→ Your instructions:
Pictures within the data are to be left out; everything else must be reproduced exactly.

→ Stored data:
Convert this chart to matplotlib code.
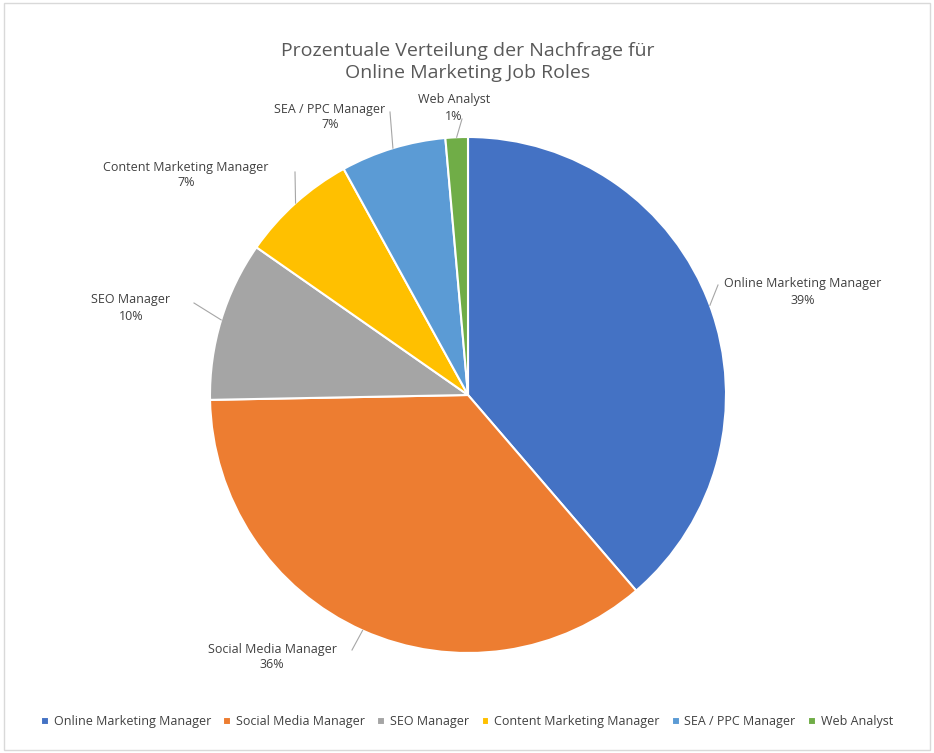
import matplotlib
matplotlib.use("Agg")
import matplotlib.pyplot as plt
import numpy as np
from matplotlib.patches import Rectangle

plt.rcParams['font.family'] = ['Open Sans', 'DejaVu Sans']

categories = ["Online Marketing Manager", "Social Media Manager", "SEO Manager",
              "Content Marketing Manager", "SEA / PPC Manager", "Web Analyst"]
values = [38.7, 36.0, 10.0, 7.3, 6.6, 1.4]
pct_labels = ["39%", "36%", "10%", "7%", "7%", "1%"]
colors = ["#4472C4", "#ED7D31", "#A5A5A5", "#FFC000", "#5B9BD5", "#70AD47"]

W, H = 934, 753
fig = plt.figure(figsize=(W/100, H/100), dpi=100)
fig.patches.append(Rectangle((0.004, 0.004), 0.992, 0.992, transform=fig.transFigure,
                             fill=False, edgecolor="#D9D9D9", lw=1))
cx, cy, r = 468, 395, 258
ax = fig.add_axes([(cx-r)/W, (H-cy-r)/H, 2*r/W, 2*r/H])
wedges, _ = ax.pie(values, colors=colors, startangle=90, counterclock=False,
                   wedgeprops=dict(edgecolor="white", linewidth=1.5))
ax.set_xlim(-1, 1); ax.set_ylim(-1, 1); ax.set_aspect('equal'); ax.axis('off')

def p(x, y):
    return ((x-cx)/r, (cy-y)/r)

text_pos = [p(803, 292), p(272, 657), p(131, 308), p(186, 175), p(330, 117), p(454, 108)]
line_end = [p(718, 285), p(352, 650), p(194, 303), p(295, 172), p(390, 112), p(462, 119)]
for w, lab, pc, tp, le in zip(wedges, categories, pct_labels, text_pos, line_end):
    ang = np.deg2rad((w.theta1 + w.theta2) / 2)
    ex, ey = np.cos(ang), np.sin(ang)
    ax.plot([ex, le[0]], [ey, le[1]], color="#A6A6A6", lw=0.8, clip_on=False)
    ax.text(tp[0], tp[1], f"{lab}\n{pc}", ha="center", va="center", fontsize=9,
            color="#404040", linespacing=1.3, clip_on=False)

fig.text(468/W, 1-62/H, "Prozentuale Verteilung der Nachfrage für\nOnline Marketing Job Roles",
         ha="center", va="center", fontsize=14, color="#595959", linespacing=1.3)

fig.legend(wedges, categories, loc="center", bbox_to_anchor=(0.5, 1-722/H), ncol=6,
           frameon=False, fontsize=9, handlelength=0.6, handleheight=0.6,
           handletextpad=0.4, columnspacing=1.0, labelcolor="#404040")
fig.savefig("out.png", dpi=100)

→ Exercise answer:
Convert this chart to matplotlib code.
import matplotlib
matplotlib.use("Agg")
import matplotlib.pyplot as plt
import numpy as np
from matplotlib.patches import Rectangle

plt.rcParams['font.family'] = ['Open Sans', 'DejaVu Sans']

categories = ["Online Marketing Manager", "Social Media Manager", "SEO Manager",
              "Content Marketing Manager", "SEA / PPC Manager", "Web Analyst"]
values = [38.7, 36.0, 10.0, 7.3, 6.6, 1.4]
pct_labels = ["39%", "36%", "10%", "7%", "7%", "1%"]
colors = ["#4472C4", "#ED7D31", "#A5A5A5", "#FFC000", "#5B9BD5", "#70AD47"]

W, H = 934, 753
fig = plt.figure(figsize=(W/100, H/100), dpi=100)
fig.patches.append(Rectangle((0.004, 0.004), 0.992, 0.992, transform=fig.transFigure,
                             fill=False, edgecolor="#D9D9D9", lw=1))
cx, cy, r = 468, 395, 258
ax = fig.add_axes([(cx-r)/W, (H-cy-r)/H, 2*r/W, 2*r/H])
wedges, _ = ax.pie(values, colors=colors, startangle=90, counterclock=False,
                   wedgeprops=dict(edgecolor="white", linewidth=1.5))
ax.set_xlim(-1, 1); ax.set_ylim(-1, 1); ax.set_aspect('equal'); ax.axis('off')

def p(x, y):
    return ((x-cx)/r, (cy-y)/r)

text_pos = [p(803, 292), p(272, 657), p(131, 308), p(186, 175), p(330, 117), p(454, 108)]
line_end = [p(718, 285), p(352, 650), p(194, 303), p(295, 172), p(390, 112), p(462, 119)]
for w, lab, pc, tp, le in zip(wedges, categories, pct_labels, text_pos, line_end):
    ang = np.deg2rad((w.theta1 + w.theta2) / 2)
    ex, ey = np.cos(ang), np.sin(ang)
    ax.plot([ex, le[0]], [ey, le[1]], color="#A6A6A6", lw=0.8, clip_on=False)
    ax.text(tp[0], tp[1], f"{lab}\n{pc}", ha="center", va="center", fontsize=9,
            color="#404040", linespacing=1.3, clip_on=False)

fig.text(468/W, 1-62/H, "Prozentuale Verteilung der Nachfrage für\nOnline Marketing Job Roles",
         ha="center", va="center", fontsize=14, color="#595959", linespacing=1.3)

fig.legend(wedges, categories, loc="center", bbox_to_anchor=(0.5, 1-722/H), ncol=6,
           frameon=False, fontsize=9, handlelength=0.6, handleheight=0.6,
           handletextpad=0.4, columnspacing=1.0, labelcolor="#404040")
fig.savefig("out.png", dpi=100)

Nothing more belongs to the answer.